Although never mentioned as a GAN, Passing is already considered a classic, and for good reason: it’s a brilliant meditation on privilege, power and belonging. It follows two light-skinned black women: Irene, a doctor’s wife in Harlem; and Clare, who is living as a white woman, complete with extremely racist husband. The novel is a rumination on the monstrousness of the American obsession with racial identity, and the hallmarks of racist policies and attitudes – anti-miscegenation laws, the one-drop rule, ‘invisible blackness’ – haunt every page.

A Little Life

by Hanya Yanagihara

Book cover for A Little Life

In terms of scope, A Little Life seems to fit the classic mould of the Great American Novel. It’s weighty, both physically (it stands at 752 pages, only slightly less than Moby Dick), and thematically, dealing with abuse, drug addiction, sexual trauma and queerness. But it’s in its exploration of generational impact that the novel emerges as a contender, as it traces the ways in which we leave a mark on those around us.

Lucy

by Jamaica Kincaid

Book cover for Lucy

Is there a Great American Novella? It’s hard to read Lucy and not be convinced that there should be. In Lucy, our narrator leaves the West Indies for North America, searching for something – for anything – else. But despite having travelled thousands of miles, her own struggles are reflected all around her, whether in the family she works for or the people she sees on the frigid, bright streets. Kincaid’s spare, precise prose is the perfect vehicle for our protagonist’s dawning realisation that can never truly escape the influence of her homeland, no matter where she goes.

(Read more in this guide to Jamaica Kinkaid's books.)

Beloved

by Toni Morrison

Book cover for Beloved

Threading together folklore, intergenerational trauma and black motherhood, Morrison tells the story Sethe, a former slave, who is being haunted by the ghost of her dead daugher, Beloved. The novel presents the horrors of slavery as a waking nightmare, as a demonic spirit, as the spectre of a past that cannot leave the present alone. It’s the kind of book that won’t let you forget.

Suttree

Book cover for Suttree

Cormac McCarthy might seem a strange inclusion for this list. After all, he’s probably one of America’s most acclaimed writers, and Blood Meridian is often spoken of as a canonical Great American Novel.
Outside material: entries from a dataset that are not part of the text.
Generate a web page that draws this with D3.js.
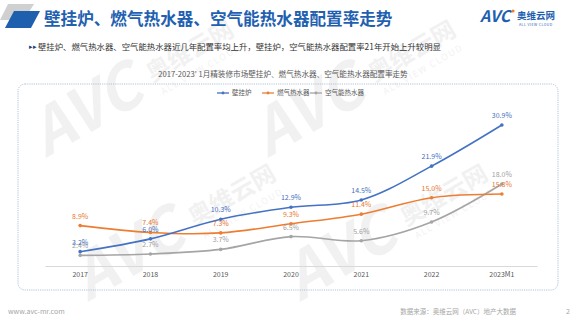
<!DOCTYPE html>
<html><head><meta charset="utf-8">
<script src="https://cdn.jsdelivr.net/npm/d3@7"></script>
<style>
html,body{margin:0;padding:0;background:#fff;}
svg{display:block;}
text{font-family:"Noto Sans CJK SC","Noto Sans",sans-serif;}
</style></head>
<body>
<svg id="c" width="577" height="323"></svg>
<script>
const years = ["2017","2018","2019","2020","2021","2022","2023M1"];
const seriesNames = ["壁挂炉","燃气热水器","空气能热水器"];
const wallBoiler = [3.2, 6.0, 10.3, 12.9, 14.5, 21.9, 30.9];
const gasHeater = [8.9, 7.4, 7.3, 9.3, 11.4, 15.0, 15.8];
const airHeater = [2.4, 2.7, 3.7, 6.5, 5.6, 9.7, 18.0];
const colors = ["#4472c4","#ed7d31","#a5a5a5"];
const labelColors = ["#3f6fc0","#e8772c","#a0a0a0"];

const title = "壁挂炉、燃气热水器、空气能热水器配置率走势";
const subtitle = "壁挂炉、燃气热水器、空气能热水器近几年配置率均上升，壁挂炉，空气能热水器配置率21年开始上升较明显";
const chartTitle = "2017-2023'  1月精装修市场壁挂炉、燃气热水器、空气能热水器配置率走势";

const svg = d3.select("#c");

// watermarks
function watermark(x, y){
  const g = svg.append("g").attr("transform",`translate(${x},${y}) rotate(-30)`).attr("fill","#000").attr("opacity",0.05);
  g.append("text").attr("x",0).attr("y",0).attr("font-family","Liberation Sans, Arial, sans-serif")
    .attr("font-weight","bold").attr("font-style","italic").attr("font-size",62).text("AVC");
  g.append("text").attr("x",130).attr("y",-12).attr("font-weight","bold").attr("font-size",24).text("奥维云网");
  g.append("text").attr("x",133).attr("y",4).attr("font-family","Liberation Sans, Arial, sans-serif")
    .attr("font-size",9).attr("letter-spacing",1.5).text("ALL VIEW CLOUD");
}
watermark(88, 302);
watermark(300, 302);
watermark(46, 158);
watermark(268, 158);

// header
svg.append("polygon").attr("points","8,4 34,4 24,20 0,20").attr("fill","#d0d0d0");
svg.append("polygon").attr("points","14,11 40,11 31,28 5,28").attr("fill","#1e5fae");
svg.append("text").attr("x",44).attr("y",25).attr("font-size",16.6).attr("font-weight","bold")
  .attr("fill","#1f61b0").text(title);

// logo
const logo = svg.append("g");
logo.append("text").attr("x",480).attr("y",22).attr("font-family","Liberation Sans, Arial, sans-serif")
  .attr("font-weight","bold").attr("font-style","italic").attr("font-size",16).attr("fill","#1f5fb0").text("AVC");
logo.append("circle").attr("cx",513).attr("cy",11).attr("r",1.6).attr("fill","#ed7d31");
logo.append("text").attr("x",517).attr("y",19).attr("font-weight","bold").attr("font-size",9.5).attr("fill","#1f5fb0").text("奥维云网");
logo.append("text").attr("x",519).attr("y",26).attr("font-family","Liberation Sans, Arial, sans-serif")
  .attr("font-size",3.6).attr("letter-spacing",0.4).attr("fill","#1f5fb0").text("ALL VIEW CLOUD");

// subtitle
svg.append("text").attr("x",29).attr("y",49).attr("font-size",7).attr("fill","#1f3f7a").text("▸▸");
svg.append("text").attr("x",38).attr("y",49.5).attr("font-size",8.4).attr("fill","#333").text(subtitle);

// chart title
svg.append("text").attr("x",283).attr("y",77).attr("text-anchor","middle").attr("font-size",7.6)
  .attr("fill","#595959").text(chartTitle);

// box
svg.append("rect").attr("x",18).attr("y",84).attr("width",540).attr("height",206).attr("rx",7)
  .attr("fill","none").attr("stroke","#a8bdd2").attr("stroke-width",0.9).attr("stroke-dasharray","1.2,1");

// legend
const legendX = [217, 262, 310];
seriesNames.forEach((n,i)=>{
  const lg = svg.append("g").attr("transform",`translate(${legendX[i]},93)`);
  lg.append("line").attr("x1",0).attr("x2",12).attr("y1",0).attr("y2",0).attr("stroke",colors[i]).attr("stroke-width",1.3);
  lg.append("circle").attr("cx",6).attr("cy",0).attr("r",1.4).attr("fill",colors[i]);
  lg.append("text").attr("x",15).attr("y",2.3).attr("font-size",6.5).attr("fill","#595959").text(n);
});

// scales
const x = d3.scaleBand().domain(years).range([45,537]).padding(0);
const y = d3.scaleLinear().domain([0,40]).range([266.3,83.4]);

// axis
const axis = d3.axisBottom(x).tickSize(0).tickPadding(6);
const ag = svg.append("g").attr("transform","translate(0,266)").call(axis);
ag.select(".domain").attr("stroke","#d9d9d9").attr("stroke-width",1);
ag.selectAll("text").attr("font-size",7).attr("fill","#595959")
  .attr("font-family","\"Noto Sans CJK SC\",sans-serif");

const data = [wallBoiler, gasHeater, airHeater];
const line = d3.line().x((d,i)=>x(years[i])+x.bandwidth()/2).y(d=>y(d)).curve(d3.curveCatmullRom.alpha(0.5));

[2,1,0].forEach(s=>{
  svg.append("path").datum(data[s]).attr("d",line).attr("fill","none")
    .attr("stroke",colors[s]).attr("stroke-width",1.6);
  svg.append("g").selectAll("circle").data(data[s]).join("circle")
    .attr("cx",(d,i)=>x(years[i])+x.bandwidth()/2).attr("cy",d=>y(d)).attr("r",1.8).attr("fill",colors[s]);
});
[2,1,0].forEach(s=>{
  svg.append("g").selectAll("text").data(data[s]).join("text")
    .attr("x",(d,i)=>x(years[i])+x.bandwidth()/2).attr("y",d=>y(d)-7)
    .attr("text-anchor","middle").attr("font-size",7).attr("fill",labelColors[s])
    .text(d=>d.toFixed(1)+"%");
});

// footer
svg.append("text").attr("x",8).attr("y",314).attr("font-size",7).attr("fill","#a6a6a6")
  .attr("font-family","Liberation Sans, Arial, sans-serif").text("www.avc-mr.com");
svg.append("text").attr("x",516).attr("y",314).attr("text-anchor","end").attr("font-size",6.5).attr("fill","#a6a6a6")
  .text("数据来源：奥维云网（AVC）地产大数据");
svg.append("text").attr("x",566).attr("y",314).attr("font-size",7).attr("fill","#a6a6a6").text("2");
</script>
</body></html>
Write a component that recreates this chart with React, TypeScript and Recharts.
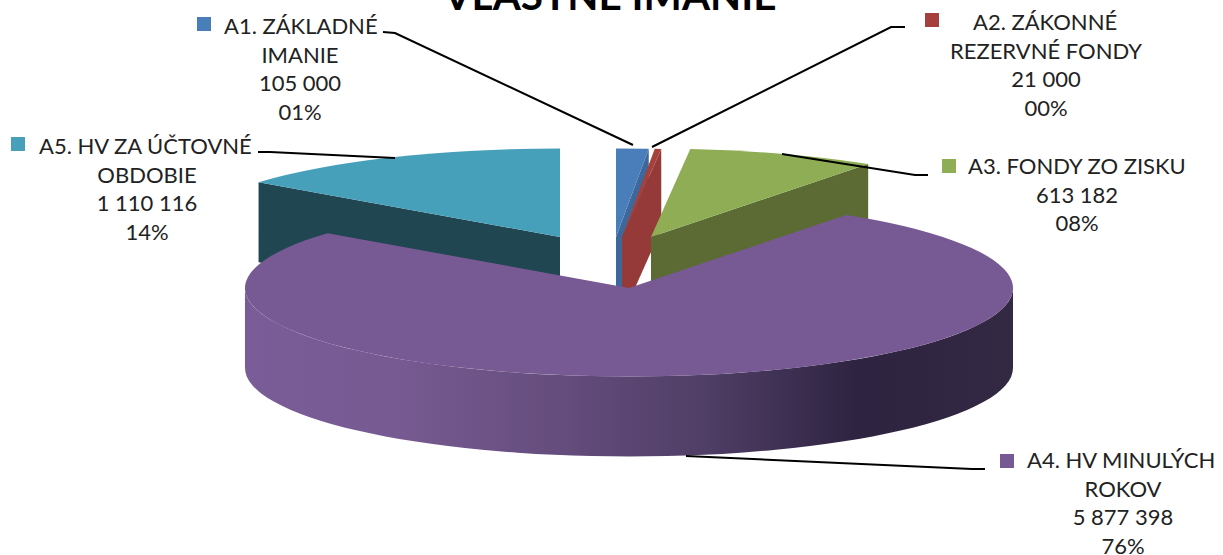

But in comparison Suttree, his fourth book, never seems to get the adulation it deserves. It’s a strange, melancholy book, beautiful and violent in equal measure. But what makes it deserve its GAN status is the way its forefathers – Huck Finn; Absalom, Absalom!; Walden – wind through the novel like the Tennessee River on which our protagonist lives.

(You can find out more in our guide to the work of Cormac McCarthy.)

There, There

by Tommy Orange

Book cover for There, There

In There, There, Tommy Orange offers an unshrinking and resolute examination of what it means to be both American and Native American. A mixture of non-fiction and fiction, vignette and narrative, the novel moves between ever-shifting perspectives, characters and identities. it is unrelentingly ambitious, both in its scope and in its unpicking of the ramifications of centuries of colonial violence.

Play It As It Lays

by Joan Didion

Book cover for Play It As It Lays

It isn’t any surprise that Play It As It Lays is not touted as a GAN. Most of its 224 pages are only half-used, fragments of text tumbling across the blank surface like ice cubes in a whisky glass. But what marks Play It As It Lays as a Great American Novel is its ability to understand the void that lies at the heart of the American dream, behind the glamour and the parties and lights in the Hollywood hills. “I know what “nothing” means, and keep on playing,” our protagonist tells us in the book’s last line.